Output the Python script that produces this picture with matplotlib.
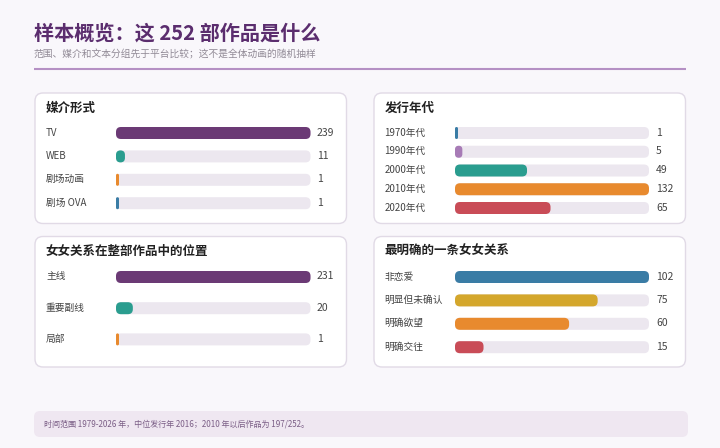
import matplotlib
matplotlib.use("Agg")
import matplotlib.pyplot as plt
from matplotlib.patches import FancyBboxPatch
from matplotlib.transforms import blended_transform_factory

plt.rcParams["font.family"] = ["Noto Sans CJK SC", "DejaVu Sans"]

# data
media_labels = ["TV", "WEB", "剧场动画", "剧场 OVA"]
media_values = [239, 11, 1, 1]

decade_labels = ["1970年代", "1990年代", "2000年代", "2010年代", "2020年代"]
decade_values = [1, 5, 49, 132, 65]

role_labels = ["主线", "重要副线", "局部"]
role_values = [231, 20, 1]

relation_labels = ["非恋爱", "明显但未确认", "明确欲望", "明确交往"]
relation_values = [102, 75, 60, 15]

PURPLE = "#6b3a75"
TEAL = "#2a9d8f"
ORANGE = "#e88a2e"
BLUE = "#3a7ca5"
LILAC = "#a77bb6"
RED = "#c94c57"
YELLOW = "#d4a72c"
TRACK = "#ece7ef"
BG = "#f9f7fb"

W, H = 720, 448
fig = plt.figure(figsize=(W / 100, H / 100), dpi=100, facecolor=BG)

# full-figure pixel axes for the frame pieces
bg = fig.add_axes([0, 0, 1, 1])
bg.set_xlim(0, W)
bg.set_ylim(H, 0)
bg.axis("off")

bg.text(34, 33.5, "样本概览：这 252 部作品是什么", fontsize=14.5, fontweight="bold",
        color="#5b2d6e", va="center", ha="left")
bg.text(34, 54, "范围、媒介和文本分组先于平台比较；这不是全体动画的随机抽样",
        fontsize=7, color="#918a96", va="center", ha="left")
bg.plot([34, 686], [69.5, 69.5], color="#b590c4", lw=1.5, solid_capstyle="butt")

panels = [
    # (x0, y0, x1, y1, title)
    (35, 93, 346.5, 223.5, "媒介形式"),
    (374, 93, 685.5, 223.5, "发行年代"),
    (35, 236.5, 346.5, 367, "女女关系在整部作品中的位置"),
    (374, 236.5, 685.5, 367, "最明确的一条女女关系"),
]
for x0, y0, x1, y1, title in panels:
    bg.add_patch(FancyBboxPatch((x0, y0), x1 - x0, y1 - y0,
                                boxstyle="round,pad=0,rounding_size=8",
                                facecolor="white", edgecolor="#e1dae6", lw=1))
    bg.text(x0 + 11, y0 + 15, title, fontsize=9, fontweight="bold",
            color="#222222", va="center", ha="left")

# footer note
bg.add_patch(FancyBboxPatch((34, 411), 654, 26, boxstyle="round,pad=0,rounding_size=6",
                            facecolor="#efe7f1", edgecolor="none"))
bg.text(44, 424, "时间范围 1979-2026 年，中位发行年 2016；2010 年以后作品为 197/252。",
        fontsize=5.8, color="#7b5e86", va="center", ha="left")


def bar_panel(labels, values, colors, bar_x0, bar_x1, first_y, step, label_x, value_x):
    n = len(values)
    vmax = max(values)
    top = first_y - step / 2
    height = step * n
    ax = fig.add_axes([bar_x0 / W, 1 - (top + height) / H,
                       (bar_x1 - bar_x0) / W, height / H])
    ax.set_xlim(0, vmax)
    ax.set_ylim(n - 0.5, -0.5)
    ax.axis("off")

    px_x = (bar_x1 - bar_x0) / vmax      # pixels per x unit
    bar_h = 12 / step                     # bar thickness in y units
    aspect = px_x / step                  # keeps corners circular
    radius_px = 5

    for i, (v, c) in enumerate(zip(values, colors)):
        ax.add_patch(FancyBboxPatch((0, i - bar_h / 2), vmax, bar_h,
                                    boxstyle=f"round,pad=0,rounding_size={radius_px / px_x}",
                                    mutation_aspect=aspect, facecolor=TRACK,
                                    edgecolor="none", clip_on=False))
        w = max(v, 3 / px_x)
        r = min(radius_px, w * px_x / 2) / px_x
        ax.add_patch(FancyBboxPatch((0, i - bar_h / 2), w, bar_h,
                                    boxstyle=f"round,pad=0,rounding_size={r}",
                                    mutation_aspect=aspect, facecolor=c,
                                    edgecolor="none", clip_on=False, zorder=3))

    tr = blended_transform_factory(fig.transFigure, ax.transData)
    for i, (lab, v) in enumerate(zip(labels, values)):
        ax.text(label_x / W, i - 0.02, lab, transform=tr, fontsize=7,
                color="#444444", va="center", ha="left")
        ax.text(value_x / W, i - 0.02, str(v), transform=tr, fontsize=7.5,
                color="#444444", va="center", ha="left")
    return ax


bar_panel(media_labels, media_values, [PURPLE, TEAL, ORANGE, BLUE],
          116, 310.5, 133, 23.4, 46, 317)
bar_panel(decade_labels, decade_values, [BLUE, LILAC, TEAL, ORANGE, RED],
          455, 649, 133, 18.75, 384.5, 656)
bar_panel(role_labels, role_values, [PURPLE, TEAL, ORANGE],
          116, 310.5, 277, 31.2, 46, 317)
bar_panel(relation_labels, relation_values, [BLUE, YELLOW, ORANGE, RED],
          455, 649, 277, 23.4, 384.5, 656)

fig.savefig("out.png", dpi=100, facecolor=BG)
================
Reproduce the listing word for word and omit its pictures.

The completed task →
Output the Python script that produces this picture with matplotlib.
import matplotlib
matplotlib.use("Agg")
import matplotlib.pyplot as plt
from matplotlib.patches import FancyBboxPatch
from matplotlib.transforms import blended_transform_factory

plt.rcParams["font.family"] = ["Noto Sans CJK SC", "DejaVu Sans"]

# data
media_labels = ["TV", "WEB", "剧场动画", "剧场 OVA"]
media_values = [239, 11, 1, 1]

decade_labels = ["1970年代", "1990年代", "2000年代", "2010年代", "2020年代"]
decade_values = [1, 5, 49, 132, 65]

role_labels = ["主线", "重要副线", "局部"]
role_values = [231, 20, 1]

relation_labels = ["非恋爱", "明显但未确认", "明确欲望", "明确交往"]
relation_values = [102, 75, 60, 15]

PURPLE = "#6b3a75"
TEAL = "#2a9d8f"
ORANGE = "#e88a2e"
BLUE = "#3a7ca5"
LILAC = "#a77bb6"
RED = "#c94c57"
YELLOW = "#d4a72c"
TRACK = "#ece7ef"
BG = "#f9f7fb"

W, H = 720, 448
fig = plt.figure(figsize=(W / 100, H / 100), dpi=100, facecolor=BG)

# full-figure pixel axes for the frame pieces
bg = fig.add_axes([0, 0, 1, 1])
bg.set_xlim(0, W)
bg.set_ylim(H, 0)
bg.axis("off")

bg.text(34, 33.5, "样本概览：这 252 部作品是什么", fontsize=14.5, fontweight="bold",
        color="#5b2d6e", va="center", ha="left")
bg.text(34, 54, "范围、媒介和文本分组先于平台比较；这不是全体动画的随机抽样",
        fontsize=7, color="#918a96", va="center", ha="left")
bg.plot([34, 686], [69.5, 69.5], color="#b590c4", lw=1.5, solid_capstyle="butt")

panels = [
    # (x0, y0, x1, y1, title)
    (35, 93, 346.5, 223.5, "媒介形式"),
    (374, 93, 685.5, 223.5, "发行年代"),
    (35, 236.5, 346.5, 367, "女女关系在整部作品中的位置"),
    (374, 236.5, 685.5, 367, "最明确的一条女女关系"),
]
for x0, y0, x1, y1, title in panels:
    bg.add_patch(FancyBboxPatch((x0, y0), x1 - x0, y1 - y0,
                                boxstyle="round,pad=0,rounding_size=8",
                                facecolor="white", edgecolor="#e1dae6", lw=1))
    bg.text(x0 + 11, y0 + 15, title, fontsize=9, fontweight="bold",
            color="#222222", va="center", ha="left")

# footer note
bg.add_patch(FancyBboxPatch((34, 411), 654, 26, boxstyle="round,pad=0,rounding_size=6",
                            facecolor="#efe7f1", edgecolor="none"))
bg.text(44, 424, "时间范围 1979-2026 年，中位发行年 2016；2010 年以后作品为 197/252。",
        fontsize=5.8, color="#7b5e86", va="center", ha="left")


def bar_panel(labels, values, colors, bar_x0, bar_x1, first_y, step, label_x, value_x):
    n = len(values)
    vmax = max(values)
    top = first_y - step / 2
    height = step * n
    ax = fig.add_axes([bar_x0 / W, 1 - (top + height) / H,
                       (bar_x1 - bar_x0) / W, height / H])
    ax.set_xlim(0, vmax)
    ax.set_ylim(n - 0.5, -0.5)
    ax.axis("off")

    px_x = (bar_x1 - bar_x0) / vmax      # pixels per x unit
    bar_h = 12 / step                     # bar thickness in y units
    aspect = px_x / step                  # keeps corners circular
    radius_px = 5

    for i, (v, c) in enumerate(zip(values, colors)):
        ax.add_patch(FancyBboxPatch((0, i - bar_h / 2), vmax, bar_h,
                                    boxstyle=f"round,pad=0,rounding_size={radius_px / px_x}",
                                    mutation_aspect=aspect, facecolor=TRACK,
                                    edgecolor="none", clip_on=False))
        w = max(v, 3 / px_x)
        r = min(radius_px, w * px_x / 2) / px_x
        ax.add_patch(FancyBboxPatch((0, i - bar_h / 2), w, bar_h,
                                    boxstyle=f"round,pad=0,rounding_size={r}",
                                    mutation_aspect=aspect, facecolor=c,
                                    edgecolor="none", clip_on=False, zorder=3))

    tr = blended_transform_factory(fig.transFigure, ax.transData)
    for i, (lab, v) in enumerate(zip(labels, values)):
        ax.text(label_x / W, i - 0.02, lab, transform=tr, fontsize=7,
                color="#444444", va="center", ha="left")
        ax.text(value_x / W, i - 0.02, str(v), transform=tr, fontsize=7.5,
                color="#444444", va="center", ha="left")
    return ax


bar_panel(media_labels, media_values, [PURPLE, TEAL, ORANGE, BLUE],
          116, 310.5, 133, 23.4, 46, 317)
bar_panel(decade_labels, decade_values, [BLUE, LILAC, TEAL, ORANGE, RED],
          455, 649, 133, 18.75, 384.5, 656)
bar_panel(role_labels, role_values, [PURPLE, TEAL, ORANGE],
          116, 310.5, 277, 31.2, 46, 317)
bar_panel(relation_labels, relation_values, [BLUE, YELLOW, ORANGE, RED],
          455, 649, 277, 23.4, 384.5, 656)

fig.savefig("out.png", dpi=100, facecolor=BG)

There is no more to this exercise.